The task force charged with recommending special ethics rules for attorneys who work for the Arizona Attorney General’s Office and other public entities across the state will miss its December 2022 report deadline, according to Arizona Supreme Court records. 

The Task Force on Ethics Rules Governing the State Attorney General, County Attorneys, and Other Public Lawyers was established by Chief Justice Robert Brutinel in February following high profile ethics complaints filed by the Arizona Board of Regents and Secretary of State Katie Hobbs against Attorney General Mark Brnovich.

Although the task force has met eight times, members requested additional time to prepare its ethics recommendations. As a result, Brutinel recently signed an order setting a new deadline of June 2023.

In Arizona, the attorney general is mandated by statute to provide certain legal advice as well as representation to various state agencies, state officials, and state employees. The same principle applies to the state’s fifteen county attorneys.

Brutinel’s creation of the Public Lawyers Task Force acknowledged there are  particular ethical concerns a government lawyer may face when representing a public body, elected official, or even a government employee that other attorneys do not have to address. Similar considerations can arise for private practice attorneys who are retained to provide legal counsel to a government client.

Many of those considerations came to a head in 2020 when Brnovich and his staff attorneys were accused by Hobbs of failing to abide by the Arizona Supreme Court’s Rules of Professional Conduct. In another instance, Brnovich actually sued his own client, the Arizona Board of Regents, who in turn contacted the Arizona State Bar.  

The ethics complaints against Brnovich’s staff were dismissed by the State Bar, although the attorney general himself agreed to a diversion resolution. The situation, however, drew renewed attention to the dual ethical obligations government lawyers have, particularly when required by state law to represent a specific client.

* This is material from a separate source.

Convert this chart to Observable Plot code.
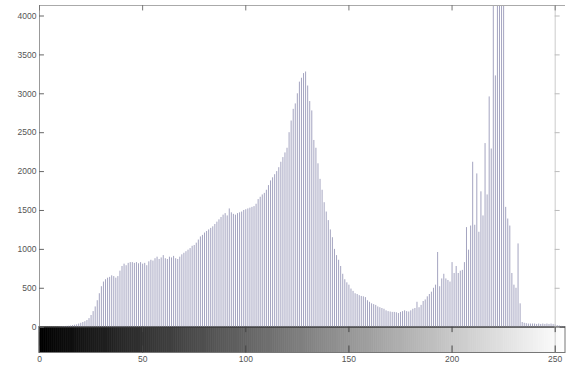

Former Maricopa County Attorney and current Justice Bill Montgomery was appointed by Brutinel to chair the task force. Among the issues the members are expected to address are:

  • the process to follow if a government or public lawyer believes there is a conflict of interest in representing a public client;
  • how to handle situations in which the government lawyer does not approve of, or cannot ethically fulfill, a specific course of action desired by a client;
  • how the terms and conditions of legal representation should be documented between an attorney and a government client, and who calls the shots if the client is more than one person.